PROVIDED INFORMATION
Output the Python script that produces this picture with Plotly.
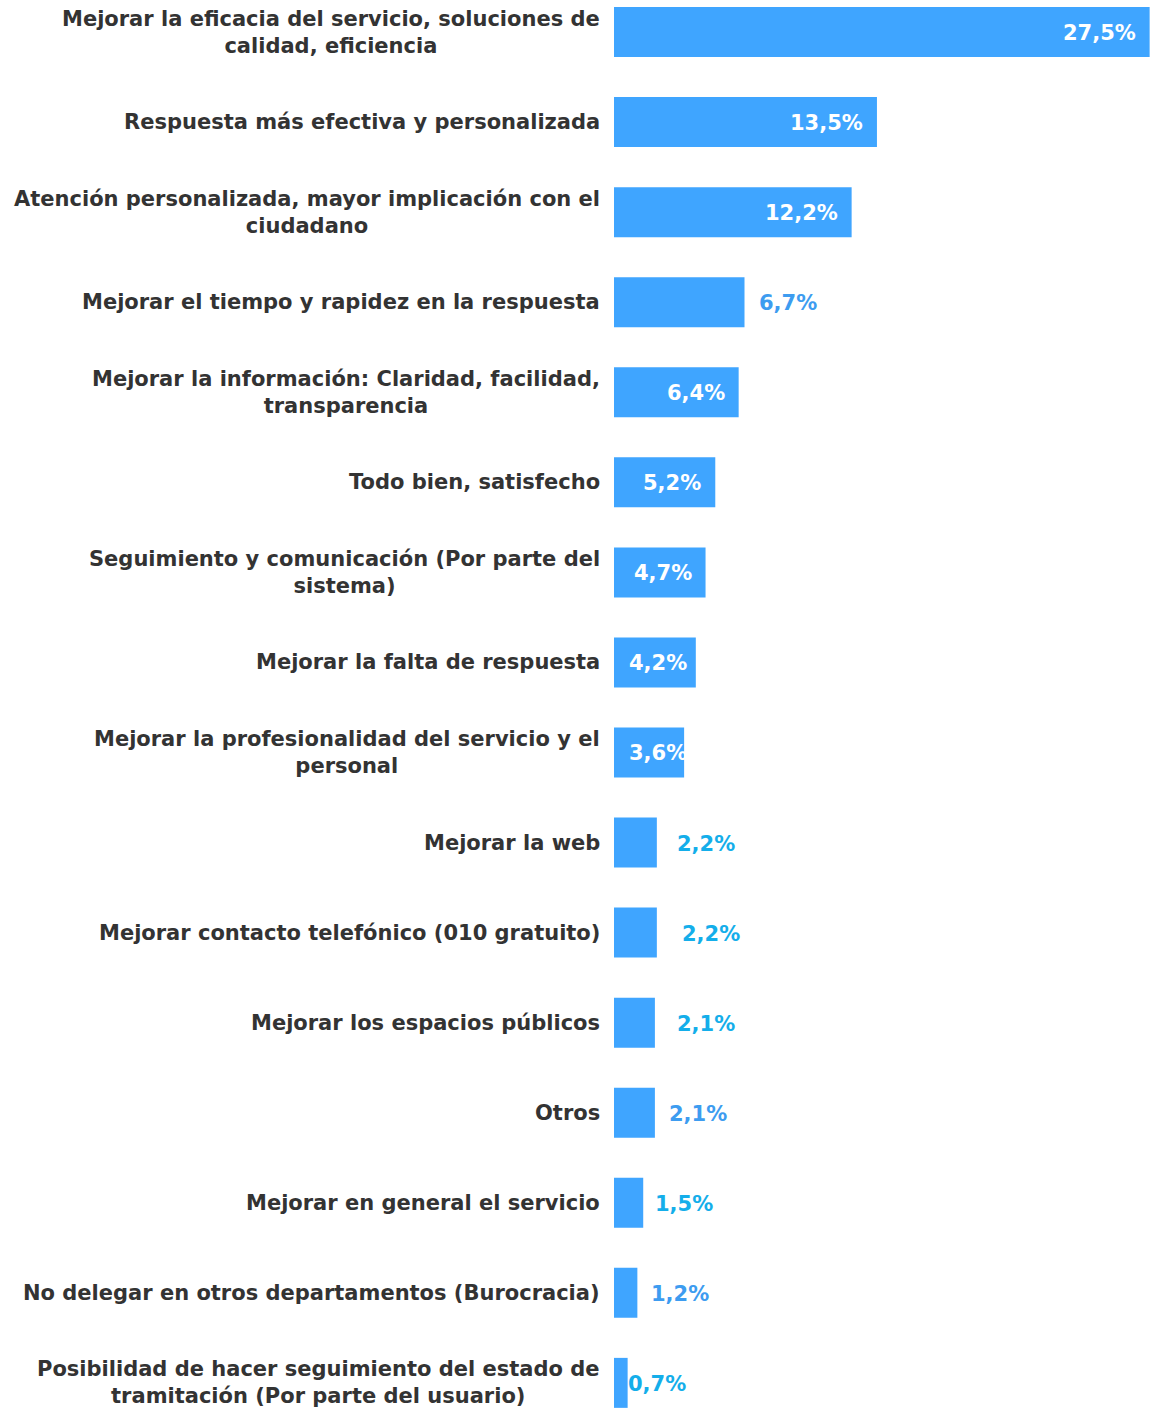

--

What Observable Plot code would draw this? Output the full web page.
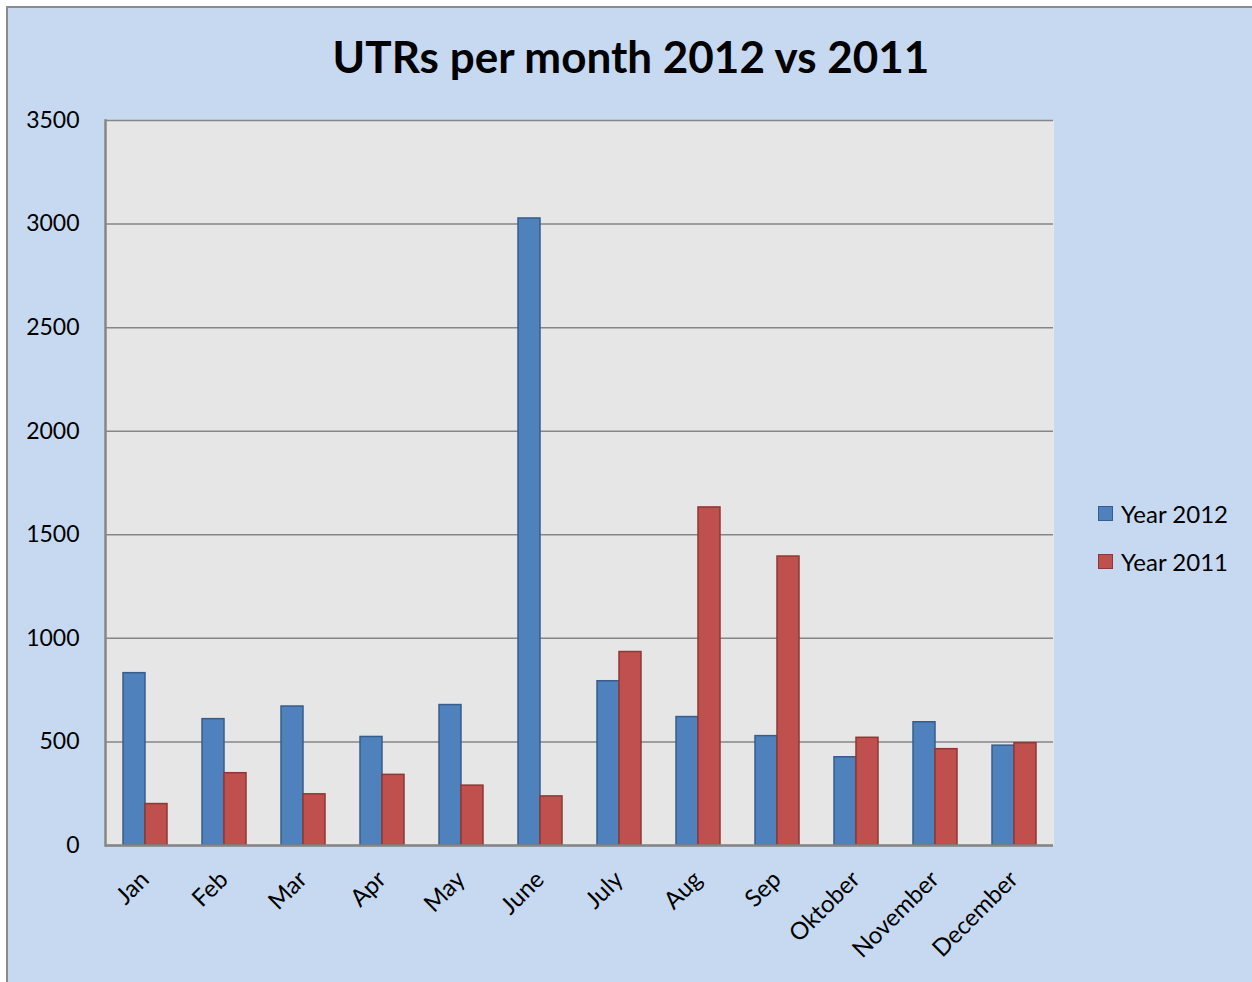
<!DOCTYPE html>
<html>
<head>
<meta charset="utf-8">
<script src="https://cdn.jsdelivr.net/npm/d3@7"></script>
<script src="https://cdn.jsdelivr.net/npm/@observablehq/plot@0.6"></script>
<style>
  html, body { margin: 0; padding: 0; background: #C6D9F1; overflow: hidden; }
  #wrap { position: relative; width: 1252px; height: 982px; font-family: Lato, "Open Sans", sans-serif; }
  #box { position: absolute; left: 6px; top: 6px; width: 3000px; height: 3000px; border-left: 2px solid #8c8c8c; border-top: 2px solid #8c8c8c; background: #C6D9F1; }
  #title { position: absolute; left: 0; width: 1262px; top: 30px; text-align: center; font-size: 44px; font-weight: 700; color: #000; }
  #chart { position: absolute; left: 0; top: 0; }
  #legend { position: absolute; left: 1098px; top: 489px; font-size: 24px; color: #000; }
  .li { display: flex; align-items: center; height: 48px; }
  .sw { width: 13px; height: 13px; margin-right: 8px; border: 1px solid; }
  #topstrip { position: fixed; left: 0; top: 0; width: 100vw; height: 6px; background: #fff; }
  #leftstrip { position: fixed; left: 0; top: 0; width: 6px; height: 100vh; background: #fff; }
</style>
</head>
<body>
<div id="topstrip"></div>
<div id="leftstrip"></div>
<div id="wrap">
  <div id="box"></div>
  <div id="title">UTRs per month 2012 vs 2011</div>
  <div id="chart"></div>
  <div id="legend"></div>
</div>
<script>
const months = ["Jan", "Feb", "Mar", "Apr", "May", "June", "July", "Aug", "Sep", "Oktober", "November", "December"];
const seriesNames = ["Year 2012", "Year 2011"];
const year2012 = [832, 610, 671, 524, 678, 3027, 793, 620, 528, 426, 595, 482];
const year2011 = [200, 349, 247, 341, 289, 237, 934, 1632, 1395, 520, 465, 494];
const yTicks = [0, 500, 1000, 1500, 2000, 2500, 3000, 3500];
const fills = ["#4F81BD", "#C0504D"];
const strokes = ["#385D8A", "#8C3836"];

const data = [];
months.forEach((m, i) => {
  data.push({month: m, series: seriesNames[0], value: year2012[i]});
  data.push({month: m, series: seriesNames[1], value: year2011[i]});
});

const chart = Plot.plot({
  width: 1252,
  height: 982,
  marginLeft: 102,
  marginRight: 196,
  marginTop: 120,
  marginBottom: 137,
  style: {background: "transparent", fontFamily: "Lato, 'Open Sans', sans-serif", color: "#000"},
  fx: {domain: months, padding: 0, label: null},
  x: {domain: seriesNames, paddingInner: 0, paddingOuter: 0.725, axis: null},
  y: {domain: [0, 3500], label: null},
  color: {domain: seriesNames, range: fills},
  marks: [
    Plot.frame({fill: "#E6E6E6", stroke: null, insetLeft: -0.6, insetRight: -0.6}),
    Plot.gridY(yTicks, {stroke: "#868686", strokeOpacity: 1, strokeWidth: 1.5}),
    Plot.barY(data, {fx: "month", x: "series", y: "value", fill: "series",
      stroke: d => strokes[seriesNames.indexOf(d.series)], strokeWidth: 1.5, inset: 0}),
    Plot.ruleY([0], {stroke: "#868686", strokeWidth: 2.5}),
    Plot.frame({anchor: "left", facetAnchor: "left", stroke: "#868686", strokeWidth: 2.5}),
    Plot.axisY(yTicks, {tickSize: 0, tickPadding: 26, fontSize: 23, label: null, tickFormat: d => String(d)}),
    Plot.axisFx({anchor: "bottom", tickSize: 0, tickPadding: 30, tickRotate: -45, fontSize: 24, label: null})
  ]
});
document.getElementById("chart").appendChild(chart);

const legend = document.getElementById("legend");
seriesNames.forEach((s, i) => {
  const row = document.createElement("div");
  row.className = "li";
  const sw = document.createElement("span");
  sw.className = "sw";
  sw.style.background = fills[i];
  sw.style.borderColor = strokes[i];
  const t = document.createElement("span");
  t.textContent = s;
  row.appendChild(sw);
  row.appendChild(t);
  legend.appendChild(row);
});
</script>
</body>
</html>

GIVEN EXERCISE
Locate the word "script" in the data above. Copy every line carrying it.

EXERCISE ANSWER
Output the Python script that produces this picture with Plotly.
<script src="https://cdn.jsdelivr.net/npm/d3@7"></script>
<script src="https://cdn.jsdelivr.net/npm/@observablehq/plot@0.6"></script>
<script>
</script>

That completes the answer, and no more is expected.